# [What you need to do]
Extract word for word the lines of the listing from its start to the line holding "1.045, 1.006, 0.918];", both ends kept; pictures are not part of the copy.

# [Stored data]
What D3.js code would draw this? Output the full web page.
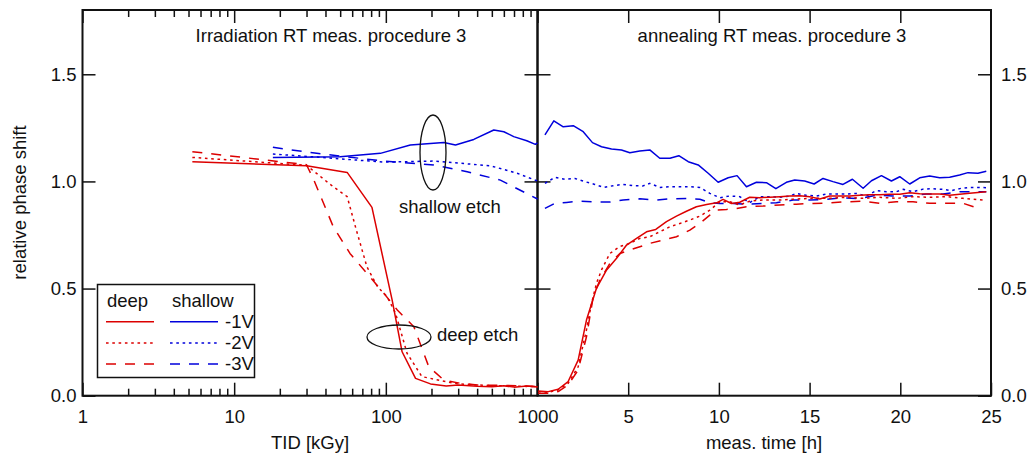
<!DOCTYPE html>
<html>
<head>
<meta charset="utf-8">
<script src="https://cdn.jsdelivr.net/npm/d3@7"></script>
<style>
  body { margin: 0; background: #fff; }
  svg text { font-family: "Liberation Sans", Arial, sans-serif; fill: #111; }
</style>
</head>
<body>
<svg id="chart" width="1029" height="457"></svg>
<script>
// ---- data: irradiation (TID in kGy) ----
const deep1V_tid = [5.3, 30, 55.6, 81, 110, 128, 157, 197, 250, 300, 400, 500, 600, 700, 850, 1000];
const deep1V_val = [1.092, 1.073, 1.042, 0.879, 0.447, 0.205, 0.081, 0.055, 0.045, 0.05, 0.044, 0.042, 0.046, 0.040, 0.045, 0.041];
const deep2V_tid = [5.3, 30, 45, 55.6, 63, 75, 88, 102, 116, 138, 173, 253, 300, 400, 500, 700, 1000];
const deep2V_val = [1.112, 1.075, 0.975, 0.929, 0.789, 0.602, 0.509, 0.462, 0.384, 0.198, 0.089, 0.065, 0.055, 0.05, 0.047, 0.045, 0.042];
const deep3V_tid = [5.3, 30, 33.5, 45, 58, 75, 97, 119, 153, 192, 241, 309, 400, 600, 1000];
const deep3V_val = [1.139, 1.078, 1.007, 0.789, 0.664, 0.571, 0.478, 0.40, 0.322, 0.135, 0.073, 0.058, 0.05, 0.048, 0.043];
const shallow1V_tid = [18, 50, 92, 145, 241, 288, 380, 515, 600, 697, 850, 968, 1000];
const shallow1V_val = [1.112, 1.115, 1.131, 1.170, 1.182, 1.170, 1.196, 1.240, 1.232, 1.209, 1.19, 1.173, 1.18];
const shallow2V_tid = [18, 45, 97, 207, 490, 734, 1000];
const shallow2V_val = [1.128, 1.108, 1.09, 1.095, 1.073, 1.038, 1.002];
const shallow3V_tid = [18, 35, 97, 207, 344, 569, 1000];
const shallow3V_val = [1.159, 1.131, 1.095, 1.077, 1.045, 1.006, 0.918];

// ---- data: annealing (time in h) ----
const an_deep1V_t = [0.04, 0.59, 1.14, 1.69, 2.24, 2.70, 3.25, 3.81, 4.36, 4.91, 5.46, 6.01, 6.52, 7.11, 7.66, 8.21, 8.76, 9.32, 9.87, 10.23, 10.69, 11.15, 11.70, 12.25, 12.80, 13.36, 13.91, 14.46, 15.01, 15.56, 16.11, 16.66, 17.21, 17.76, 18.31, 18.86, 19.42, 19.97, 20.52, 21.07, 21.62, 22.17, 22.72, 23.27, 23.82, 24.74];
const an_deep1V_v = [0.022, 0.019, 0.030, 0.066, 0.166, 0.353, 0.501, 0.587, 0.641, 0.703, 0.734, 0.765, 0.776, 0.812, 0.838, 0.861, 0.882, 0.892, 0.900, 0.916, 0.897, 0.903, 0.926, 0.924, 0.926, 0.929, 0.932, 0.933, 0.929, 0.918, 0.932, 0.932, 0.932, 0.935, 0.938, 0.938, 0.940, 0.940, 0.947, 0.943, 0.941, 0.941, 0.935, 0.940, 0.945, 0.952];
const an_deep2V_t = [0.04, 0.59, 1.14, 1.69, 2.24, 2.70, 2.98, 3.25, 3.53, 3.99, 4.54, 5.09, 5.64, 6.19, 6.74, 7.29, 7.85, 8.40, 8.95, 9.50, 10.05, 10.60, 11.15, 11.70, 12.44, 13.36, 14.27, 15.19, 16.11, 17.03, 17.95, 18.86, 19.78, 20.70, 21.62, 22.54, 23.46, 24.56];
const an_deep2V_v = [0.019, 0.016, 0.027, 0.058, 0.135, 0.307, 0.431, 0.524, 0.587, 0.664, 0.696, 0.711, 0.734, 0.742, 0.765, 0.788, 0.804, 0.820, 0.838, 0.866, 0.905, 0.905, 0.890, 0.908, 0.913, 0.913, 0.918, 0.921, 0.921, 0.926, 0.921, 0.926, 0.921, 0.929, 0.926, 0.929, 0.921, 0.913];
const an_deep3V_t = [0.04, 0.59, 1.14, 1.69, 2.24, 2.70, 3.07, 3.44, 3.99, 4.54, 5.09, 5.64, 6.19, 6.93, 7.66, 8.40, 8.95, 9.50, 9.87, 10.42, 10.97, 11.52, 12.44, 13.36, 14.27, 15.19, 16.11, 17.03, 17.95, 18.86, 19.78, 20.70, 21.62, 22.54, 23.46, 24.47];
const an_deep3V_v = [0.011, 0.011, 0.019, 0.050, 0.120, 0.275, 0.461, 0.540, 0.617, 0.664, 0.680, 0.695, 0.711, 0.726, 0.742, 0.773, 0.804, 0.843, 0.866, 0.869, 0.874, 0.882, 0.885, 0.890, 0.894, 0.897, 0.900, 0.905, 0.908, 0.898, 0.905, 0.905, 0.898, 0.898, 0.898, 0.870];
const an_sh1V_t = [0.41, 0.90, 1.42, 1.97, 2.52, 3.03, 3.53, 4.08, 4.63, 5.09, 5.64, 6.19, 6.74, 7.30, 7.79, 8.31, 8.86, 9.41, 9.96, 10.51, 11.00, 11.52, 12.07, 12.62, 13.14, 13.72, 14.18, 14.73, 15.25, 15.74, 16.29, 16.84, 17.36, 17.95, 18.41, 18.96, 19.51, 19.97, 20.52, 21.07, 21.62, 22.17, 22.72, 23.27, 23.73, 24.28, 24.74];
const an_sh1V_v = [1.217, 1.283, 1.255, 1.260, 1.232, 1.181, 1.162, 1.151, 1.147, 1.134, 1.142, 1.147, 1.108, 1.108, 1.120, 1.092, 1.077, 1.038, 0.996, 1.017, 1.027, 0.975, 0.996, 0.994, 0.966, 0.996, 1.007, 1.002, 0.988, 1.014, 0.999, 0.986, 1.010, 0.968, 1.003, 1.027, 1.002, 1.022, 0.988, 1.017, 1.025, 1.017, 1.019, 1.030, 1.041, 1.038, 1.047];
const an_sh2V_t = [0.41, 0.96, 1.51, 2.06, 2.61, 3.16, 3.66, 4.17, 4.72, 5.27, 5.82, 6.19, 6.74, 7.29, 7.85, 8.40, 8.95, 9.50, 10.05, 10.60, 11.15, 11.70, 12.25, 12.80, 13.35, 13.91, 14.27, 14.82, 15.37, 15.93, 16.48, 17.03, 17.58, 18.13, 18.68, 19.23, 19.78, 20.15, 20.70, 21.25, 21.80, 22.35, 22.81, 23.36, 23.82, 24.28, 24.74];
const an_sh2V_v = [0.991, 1.019, 1.010, 1.014, 0.999, 0.986, 0.972, 0.980, 0.986, 0.980, 0.979, 0.991, 0.972, 0.975, 0.975, 0.975, 0.972, 0.944, 0.924, 0.932, 0.929, 0.901, 0.929, 0.929, 0.926, 0.932, 0.944, 0.935, 0.932, 0.941, 0.941, 0.941, 0.944, 0.932, 0.957, 0.952, 0.952, 0.963, 0.952, 0.964, 0.966, 0.963, 0.957, 0.968, 0.972, 0.972, 0.971];
const an_sh3V_t = [0.41, 0.96, 1.60, 2.34, 3.25, 3.99, 4.72, 5.64, 6.56, 7.29, 8.21, 8.95, 9.50, 10.05, 10.78, 11.52, 12.44, 13.17, 14.09, 15.01, 15.93, 16.84, 17.76, 18.68, 19.60, 20.52, 21.44, 22.35, 23.27, 24.01, 24.74];
const an_sh3V_v = [0.874, 0.898, 0.902, 0.908, 0.904, 0.904, 0.913, 0.919, 0.913, 0.919, 0.920, 0.917, 0.900, 0.897, 0.897, 0.894, 0.897, 0.901, 0.913, 0.913, 0.916, 0.924, 0.919, 0.936, 0.932, 0.932, 0.941, 0.941, 0.952, 0.952, 0.952];

const yTicks = [0, 0.5, 1.0, 1.5];
const xMajorL = [1, 10, 100, 1000];
const xMinorL = [2,3,4,5,6,7,8,9, 20,30,40,50,60,70,80,90, 200,300,400,500,600,700,800,900];
const xTicksR = [5, 10, 15, 20, 25];
const legendRows = ["-1V", "-2V", "-3V"];

const RED = "#dc0000", BLUE = "#0000dc";
const DOT = "2.6,3.7", DASH = "10,9";
const FS = "18.5px";

const svg = d3.select("#chart");
const pLeft = 82.5, pMid = 537.5, pRight = 991, pTop = 10, pBottom = 395.7;

const xL = d3.scaleLog().domain([1, 1000]).range([pLeft, pMid]);
const xR = d3.scaleLinear().domain([0, 25]).range([pMid, pRight]);
const y = d3.scaleLinear().domain([0, 1.8]).range([pBottom, pTop]);

// axes (ticks point inward)
function styleAxis(g) {
  g.select(".domain").remove();
  g.selectAll(".tick line").attr("stroke", "#111").attr("stroke-width", 1.5);
  g.selectAll("text").style("font-size", FS).attr("fill", "#111");
}
svg.append("g").attr("transform", `translate(0,${pBottom})`)
  .call(d3.axisBottom(xL).tickValues(xMajorL).tickFormat(d3.format("d")).tickSizeInner(-13).tickSizeOuter(0).tickPadding(14.5))
  .call(styleAxis);
svg.append("g").attr("transform", `translate(0,${pBottom})`)
  .call(d3.axisBottom(xL).tickValues(xMinorL).tickFormat("").tickSizeInner(-7).tickSizeOuter(0))
  .call(styleAxis);
svg.append("g").attr("transform", `translate(0,${pTop})`)
  .call(d3.axisTop(xL).tickValues(xMajorL).tickFormat("").tickSizeInner(-13).tickSizeOuter(0))
  .call(styleAxis);
svg.append("g").attr("transform", `translate(0,${pTop})`)
  .call(d3.axisTop(xL).tickValues(xMinorL).tickFormat("").tickSizeInner(-7).tickSizeOuter(0))
  .call(styleAxis);
svg.append("g").attr("transform", `translate(0,${pBottom})`)
  .call(d3.axisBottom(xR).tickValues(xTicksR).tickFormat(d3.format("d")).tickSizeInner(-13).tickSizeOuter(0).tickPadding(14.5))
  .call(styleAxis);
svg.append("g").attr("transform", `translate(0,${pTop})`)
  .call(d3.axisTop(xR).tickValues(xTicksR.slice(0, 4)).tickFormat("").tickSizeInner(-13).tickSizeOuter(0))
  .call(styleAxis);

svg.append("g").attr("transform", `translate(${pLeft},0)`)
  .call(d3.axisLeft(y).tickValues(yTicks).tickFormat(d3.format(".1f")).tickSizeInner(-13).tickSizeOuter(0).tickPadding(6))
  .call(styleAxis);
svg.append("g").attr("transform", `translate(${pMid},0)`)
  .call(d3.axisLeft(y).tickValues(yTicks.slice(1)).tickFormat("").tickSizeInner(13).tickSizeOuter(0))
  .call(styleAxis);
svg.append("g").attr("transform", `translate(${pMid},0)`)
  .call(d3.axisRight(y).tickValues(yTicks.slice(1)).tickFormat("").tickSizeInner(13).tickSizeOuter(0))
  .call(styleAxis);
svg.append("g").attr("transform", `translate(${pRight},0)`)
  .call(d3.axisRight(y).tickValues(yTicks).tickFormat(d3.format(".1f")).tickSizeInner(-13).tickSizeOuter(0).tickPadding(10))
  .call(styleAxis);

// frames
svg.append("rect").attr("x", pLeft).attr("y", pTop).attr("width", pMid - pLeft).attr("height", pBottom - pTop)
  .attr("fill", "none").attr("stroke", "#111").attr("stroke-width", 2);
svg.append("rect").attr("x", pMid).attr("y", pTop).attr("width", pRight - pMid).attr("height", pBottom - pTop)
  .attr("fill", "none").attr("stroke", "#111").attr("stroke-width", 2);

// curves
function drawLine(xs, ys, xScale, color, dash) {
  const pts = xs.map((d, i) => [xScale(d), y(ys[i])]);
  svg.append("path").attr("d", d3.line()(pts))
    .attr("fill", "none").attr("stroke", color).attr("stroke-width", 1.5)
    .attr("stroke-dasharray", dash || null).attr("stroke-linejoin", "round");
}
drawLine(shallow3V_tid, shallow3V_val, xL, BLUE, DASH);
drawLine(shallow2V_tid, shallow2V_val, xL, BLUE, DOT);
drawLine(shallow1V_tid, shallow1V_val, xL, BLUE);
drawLine(deep3V_tid, deep3V_val, xL, RED, DASH);
drawLine(deep2V_tid, deep2V_val, xL, RED, DOT);
drawLine(deep1V_tid, deep1V_val, xL, RED);

drawLine(an_sh3V_t, an_sh3V_v, xR, BLUE, DASH);
drawLine(an_sh2V_t, an_sh2V_v, xR, BLUE, DOT);
drawLine(an_sh1V_t, an_sh1V_v, xR, BLUE);
drawLine(an_deep3V_t, an_deep3V_v, xR, RED, DASH);
drawLine(an_deep2V_t, an_deep2V_v, xR, RED, DOT);
drawLine(an_deep1V_t, an_deep1V_v, xR, RED);

// titles
svg.append("text").attr("x", 331).attr("y", 42).attr("text-anchor", "middle")
  .style("font-size", FS).text("Irradiation RT meas. procedure 3");
svg.append("text").attr("x", 772).attr("y", 42).attr("text-anchor", "middle")
  .style("font-size", FS).text("annealing RT meas. procedure 3");
svg.append("text").attr("x", 310).attr("y", 449).attr("text-anchor", "middle")
  .style("font-size", FS).text("TID [kGy]");
svg.append("text").attr("x", 764).attr("y", 449).attr("text-anchor", "middle")
  .style("font-size", FS).text("meas. time [h]");
svg.append("text").attr("transform", "translate(26,202.5) rotate(-90)").attr("text-anchor", "middle")
  .style("font-size", FS).text("relative phase shift");

// annotations
svg.append("ellipse").attr("cx", 433).attr("cy", 152.5).attr("rx", 13).attr("ry", 37.5)
  .attr("fill", "none").attr("stroke", "#111").attr("stroke-width", 1.3);
svg.append("text").attr("x", 399).attr("y", 213).style("font-size", FS).text("shallow etch");
svg.append("ellipse").attr("cx", 399).attr("cy", 337).attr("rx", 32).attr("ry", 12)
  .attr("fill", "none").attr("stroke", "#111").attr("stroke-width", 1.3);
svg.append("text").attr("x", 437).attr("y", 341).style("font-size", FS).text("deep etch");

// legend
const lg = svg.append("g");
lg.append("rect").attr("x", 97.5).attr("y", 284.5).attr("width", 157).attr("height", 93)
  .attr("fill", "#fff").attr("stroke", "#111").attr("stroke-width", 1.5);
lg.append("text").attr("x", 107).attr("y", 307).style("font-size", FS).text("deep");
lg.append("text").attr("x", 172).attr("y", 307).style("font-size", FS).text("shallow");
const dashes = [null, DOT, DASH];
legendRows.forEach((lbl, i) => {
  const ly = 321.7 + i * 21.2;
  lg.append("line").attr("x1", 106).attr("x2", 154).attr("y1", ly).attr("y2", ly)
    .attr("stroke", RED).attr("stroke-width", 1.5).attr("stroke-dasharray", dashes[i]);
  lg.append("line").attr("x1", 170).attr("x2", 218).attr("y1", ly).attr("y2", ly)
    .attr("stroke", BLUE).attr("stroke-width", 1.5).attr("stroke-dasharray", dashes[i]);
  lg.append("text").attr("x", 225).attr("y", ly + 6).style("font-size", FS).text(lbl);
});
</script>
</body>
</html>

# [Result of this exercise]
What D3.js code would draw this? Output the full web page.
<!DOCTYPE html>
<html>
<head>
<meta charset="utf-8">
<script src="https://cdn.jsdelivr.net/npm/d3@7"></script>
<style>
  body { margin: 0; background: #fff; }
  svg text { font-family: "Liberation Sans", Arial, sans-serif; fill: #111; }
</style>
</head>
<body>
<svg id="chart" width="1029" height="457"></svg>
<script>
// ---- data: irradiation (TID in kGy) ----
const deep1V_tid = [5.3, 30, 55.6, 81, 110, 128, 157, 197, 250, 300, 400, 500, 600, 700, 850, 1000];
const deep1V_val = [1.092, 1.073, 1.042, 0.879, 0.447, 0.205, 0.081, 0.055, 0.045, 0.05, 0.044, 0.042, 0.046, 0.040, 0.045, 0.041];
const deep2V_tid = [5.3, 30, 45, 55.6, 63, 75, 88, 102, 116, 138, 173, 253, 300, 400, 500, 700, 1000];
const deep2V_val = [1.112, 1.075, 0.975, 0.929, 0.789, 0.602, 0.509, 0.462, 0.384, 0.198, 0.089, 0.065, 0.055, 0.05, 0.047, 0.045, 0.042];
const deep3V_tid = [5.3, 30, 33.5, 45, 58, 75, 97, 119, 153, 192, 241, 309, 400, 600, 1000];
const deep3V_val = [1.139, 1.078, 1.007, 0.789, 0.664, 0.571, 0.478, 0.40, 0.322, 0.135, 0.073, 0.058, 0.05, 0.048, 0.043];
const shallow1V_tid = [18, 50, 92, 145, 241, 288, 380, 515, 600, 697, 850, 968, 1000];
const shallow1V_val = [1.112, 1.115, 1.131, 1.170, 1.182, 1.170, 1.196, 1.240, 1.232, 1.209, 1.19, 1.173, 1.18];
const shallow2V_tid = [18, 45, 97, 207, 490, 734, 1000];
const shallow2V_val = [1.128, 1.108, 1.09, 1.095, 1.073, 1.038, 1.002];
const shallow3V_tid = [18, 35, 97, 207, 344, 569, 1000];
const shallow3V_val = [1.159, 1.131, 1.095, 1.077, 1.045, 1.006, 0.918];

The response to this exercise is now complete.